Дальше еще точнее: "Год назад наша дорогая покойница была при смерти, когда ее настигла болезнь, унесшая ее от друзей. В первый раз она вылечилась почти чудесным образом. Врачи обещали ей всего несколько часов земного существования, когда она неожиданно вернулась к жизни... От этой болезни, в которой ей приоткрылся лучший мир, у нее осталась только жажда узнать его, желание смерти. Оно не покидало ее до того последнего дня, когда эта душевная потребность была удовлетворена".

Удовлетворения потребности

"Я собираюсь Вам писать, любезный друг, когда пришло Ваше письмо.

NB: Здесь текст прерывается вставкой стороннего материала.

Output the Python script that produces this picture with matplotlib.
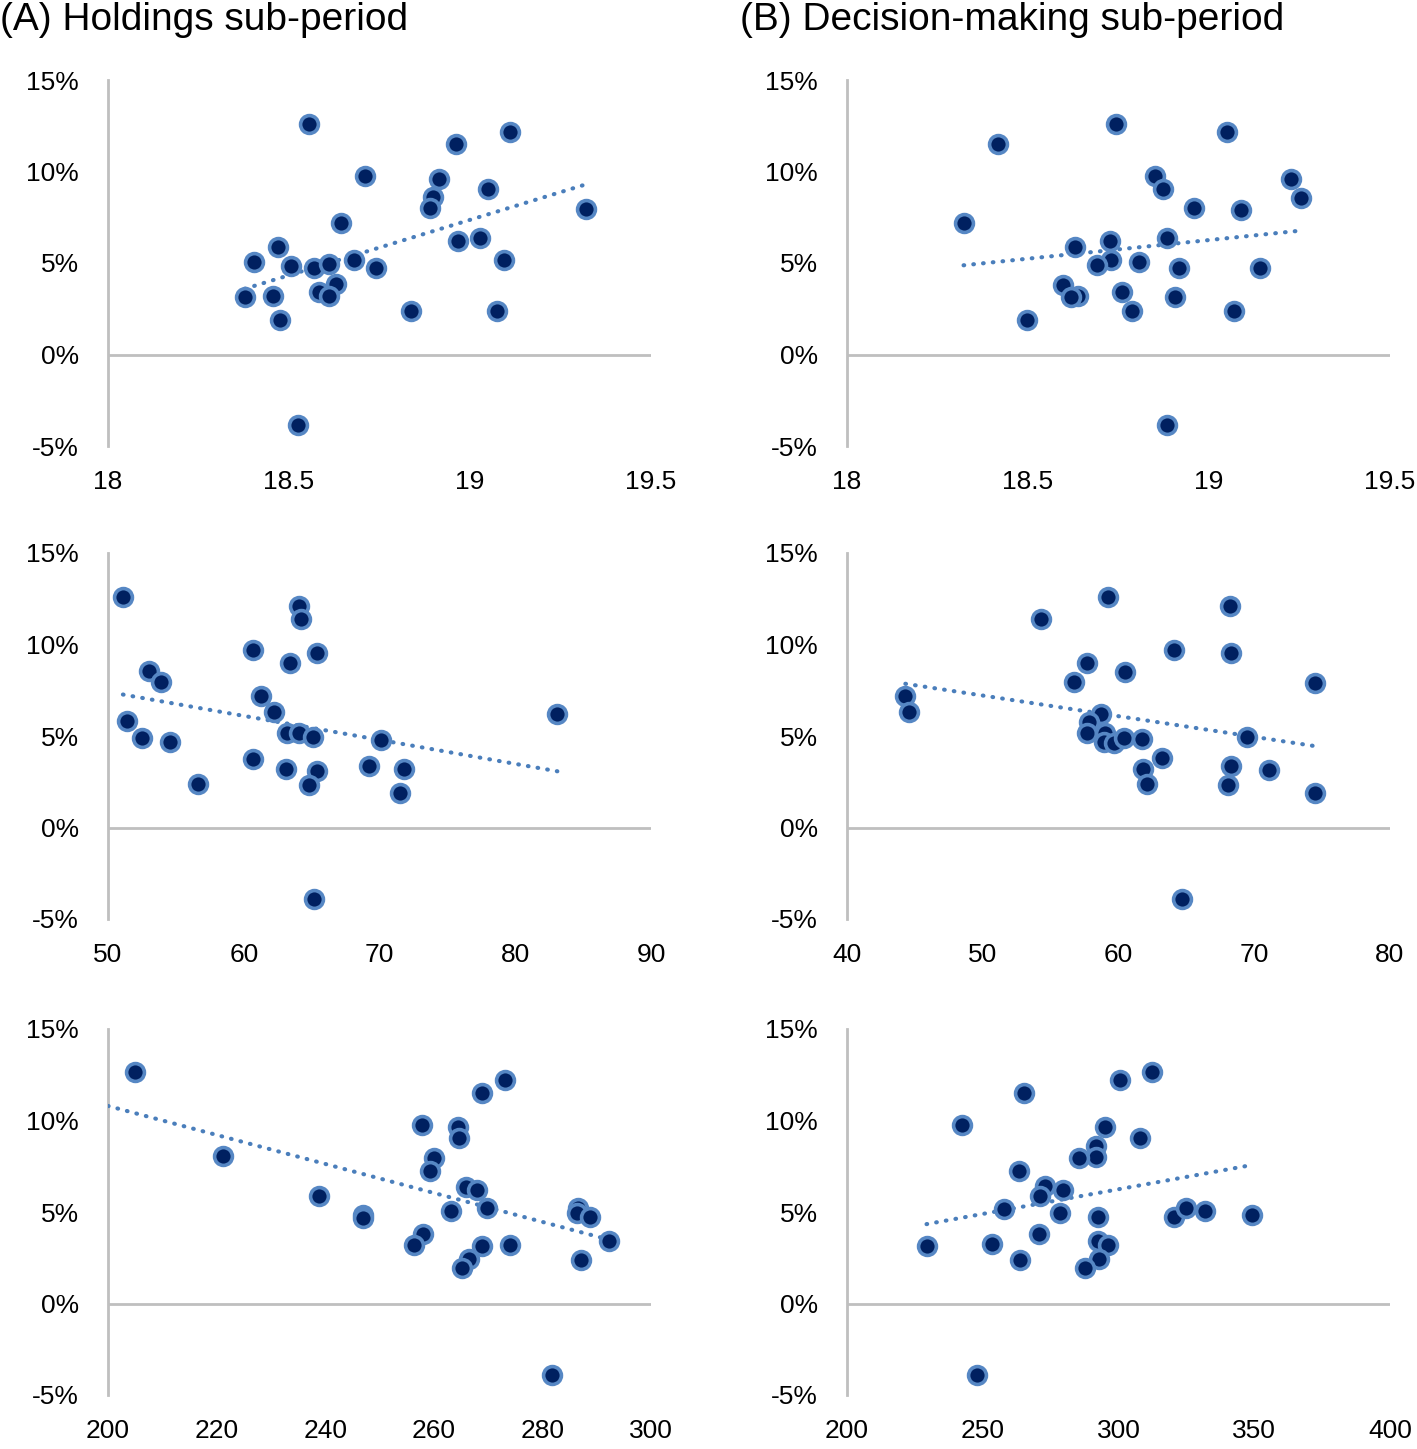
import matplotlib.pyplot as plt
import numpy as np

plt.rcParams['font.family'] = ['Liberation Sans', 'DejaVu Sans']

# (A) Holdings sub-period, row 1
a1_x = [18.554, 19.110, 18.962, 18.711, 18.915, 19.049, 18.897, 18.889, 19.320, 18.644,
        18.966, 19.028, 18.469, 18.402, 18.505, 18.569, 18.611, 18.680, 18.740, 19.095,
        18.631, 18.582, 18.611, 18.378, 18.457, 18.475, 18.838, 19.075, 18.524]
a1_y = [12.6, 12.17, 11.48, 9.74, 9.6, 9.05, 8.6, 8.01, 7.96, 7.19,
        6.19, 6.38, 5.87, 5.05, 4.86, 4.74, 4.95, 5.19, 4.70, 5.15,
        3.83, 3.42, 3.19, 3.13, 3.19, 1.91, 2.37, 2.40, -3.83]

# (B) Decision-making sub-period, row 1
b1_x = [18.742, 19.049, 18.416, 18.852, 19.227, 18.872, 19.255, 18.959, 19.089, 18.322,
        18.885, 18.727, 18.630, 18.730, 18.806, 18.691, 18.918, 19.140, 18.597, 18.638,
        18.620, 18.760, 18.905, 18.498, 18.786, 19.069, 18.883]
b1_y = [12.6, 12.15, 11.48, 9.74, 9.6, 9.05, 8.56, 8.01, 7.92, 7.19,
        6.38, 6.19, 5.87, 5.19, 5.05, 4.88, 4.70, 4.74, 3.79, 3.19,
        3.13, 3.42, 3.13, 1.91, 2.40, 2.37, -3.83]

# row 2
a2_x = [51.1, 64.1, 64.2, 60.7, 65.4, 63.4, 53.0, 53.9, 61.3, 62.2,
        83.1, 51.4, 52.5, 54.6, 63.2, 64.1, 65.1, 70.1, 60.7, 63.1,
        65.4, 69.2, 71.8, 56.6, 64.8, 71.5, 65.2]
a2_y = [12.59, 12.13, 11.42, 9.71, 9.56, 9.01, 8.56, 7.94, 7.19, 6.33,
        6.19, 5.82, 4.87, 4.69, 5.15, 5.18, 4.96, 4.78, 3.74, 3.19,
        3.10, 3.36, 3.18, 2.37, 2.32, 1.86, -3.91]

b2_x = [59.2, 68.2, 54.3, 64.1, 68.3, 57.7, 60.5, 56.7, 74.5, 44.3,
        44.6, 58.7, 57.8, 57.7, 59.0, 58.9, 59.7, 60.4, 61.7, 69.5,
        63.2, 61.8, 62.1, 68.3, 71.1, 68.1, 74.5, 64.7]
b2_y = [12.57, 12.13, 11.42, 9.71, 9.56, 9.01, 8.52, 7.97, 7.92, 7.19,
        6.33, 6.2, 5.78, 5.15, 5.18, 4.69, 4.63, 4.87, 4.82, 4.96,
        3.78, 3.18, 2.35, 3.36, 3.14, 2.32, 1.86, -3.91]

# row 3
a3_x = [205.0, 273.2, 268.8, 257.8, 264.5, 264.7, 260.1, 259.3, 221.2, 238.9,
        266.0, 267.9, 247.0, 246.9, 263.2, 269.8, 286.6, 286.4, 288.8, 292.3,
        258.0, 256.4, 268.8, 274.0, 266.5, 265.2, 287.1, 281.7]
a3_y = [12.63, 12.19, 11.48, 9.78, 9.62, 9.05, 7.97, 7.22, 8.08, 5.85,
        6.36, 6.22, 4.86, 4.68, 5.03, 5.21, 5.23, 4.94, 4.72, 3.44,
        3.80, 3.22, 3.16, 3.20, 2.43, 1.92, 2.38, -3.88]

b3_x = [312.2, 300.5, 265.1, 242.2, 294.9, 308.0, 291.8, 291.8, 285.4, 263.4,
        272.8, 279.7, 271.2, 258.0, 278.6, 292.6, 320.3, 325.0, 331.8, 349.2,
        270.9, 229.3, 253.4, 292.3, 296.2, 263.8, 292.8, 287.8, 248.0]
b3_y = [12.65, 12.19, 11.48, 9.78, 9.62, 9.07, 8.60, 8.01, 7.96, 7.22,
        6.40, 6.22, 5.85, 5.17, 4.95, 4.72, 4.72, 5.21, 5.05, 4.86,
        3.80, 3.15, 3.26, 3.44, 3.20, 2.38, 2.43, 1.92, -3.88]

xticks_row1 = [18, 18.5, 19, 19.5]
xticks_a2 = [50, 60, 70, 80, 90]
xticks_b2 = [40, 50, 60, 70, 80]
xticks_a3 = [200, 220, 240, 260, 280, 300]
xticks_b3 = [200, 250, 300, 350, 400]

yticks = [-5, 0, 5, 10, 15]
ytick_labels = ['-5%', '0%', '5%', '10%', '15%']

# trend line start (None = first data point); A3's runs back to the axis
panels = [
    (a1_x, a1_y, xticks_row1, 0, 0, None),
    (b1_x, b1_y, xticks_row1, 0, 1, None),
    (a2_x, a2_y, xticks_a2, 1, 0, None),
    (b2_x, b2_y, xticks_b2, 1, 1, None),
    (a3_x, a3_y, xticks_a3, 2, 0, 200),
    (b3_x, b3_y, xticks_b3, 2, 1, None),
]

W, H = 1417, 1449
fig = plt.figure(figsize=(W / 100, H / 100), dpi=100)

row_top = [80, 553, 1029]
col_left = [108, 847]
ax_w, ax_h = 543, 366

grey = '#bfbfbf'
fill = '#002060'
edge = '#5687c4'
trend = '#4a7ebb'

for x, y, xt, r, c, t0 in panels:
    ax = fig.add_axes([col_left[c] / W, 1 - (row_top[r] + ax_h) / H, ax_w / W, ax_h / H])
    x = np.array(x)
    y = np.array(y)
    k, b = np.polyfit(x, y, 1)
    xs = np.linspace(x.min() if t0 is None else t0, x.max(), 50)
    ax.plot(xs, k * xs + b, linestyle=(0, (0.15, 2.2)), color=trend, lw=3.0,
            dash_capstyle='round', zorder=3)
    ax.scatter(x, y, s=165, color=fill, edgecolor=edge, linewidth=2.6, zorder=4)
    ax.axhline(0, color=grey, lw=2, zorder=1)
    ax.set_xlim(xt[0], xt[-1])
    ax.set_ylim(-5, 15)
    ax.set_xticks(xt)
    ax.set_xticklabels([f'{v:g}' for v in xt])
    ax.set_yticks(yticks)
    ax.set_yticklabels(ytick_labels)
    for s in ['top', 'right', 'bottom']:
        ax.spines[s].set_visible(False)
    ax.spines['left'].set_color(grey)
    ax.spines['left'].set_linewidth(2)
    ax.tick_params(length=0, labelsize=19, colors='black')
    ax.tick_params(axis='x', pad=17)
    ax.tick_params(axis='y', pad=21)
    ax.patch.set_alpha(0)

fig.text(0 / W, 1 - 20 / H, '(A) Holdings sub-period', fontsize=28, va='center', ha='left')
fig.text(740 / W, 1 - 20 / H, '(B) Decision-making sub-period', fontsize=28, va='center', ha='left')

fig.savefig('out.png', dpi=100)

Сначала отвечу на Ваши строки, а затем Вы узнаете о маленькой посмертной услуге, которую я жду от Вас, посмертной, что касается меня. Еще раз благодарю Вас за проявления Вашей дружбы и признаюсь Вам еще раз, что я этого совсем не ожидал. Я знаю, что один из моих пороков принимать некоторые вещи совершенно серьезно, но как в этом исправиться, когда живешь уже второе пол-столетие и приближаешься бегом к концу. Во всяком случае, я очарован тем, что нахожу Вас таким добрым малым. Мне кажется, что этот титул лучше, чем "недоносок", которым Вы недавно любили себя украшать. Что Вы думаете по этому поводу? Заметьте, что эти выкидыши у нас почти всегда являются результатом специальных условий, в которые мы заключены, так что самые почтенные устремления вполне законного честолюбия являются, в сущности, глупыми выходками. Все, что Вы говорите, впрочем, превосходно, есть только в Вашем письме одно место, которое я не понимаю: это Ваша иллюзия относительно моего положения. Я, впрочем, могу только этому радоваться, так как это избавляет Вас от печали присутствовать при этой перипетии, которая все-таки не сможет оставить равнодушным. Мне неохота повторять Вам то, что я на днях говорил, но я не могу не предупредить Вас, что совершенно бесполезно для Вас баюкать себя надеждой увидеть, что все примет снова свое обычное течение." письмо к биографу Михаилу Жихареву.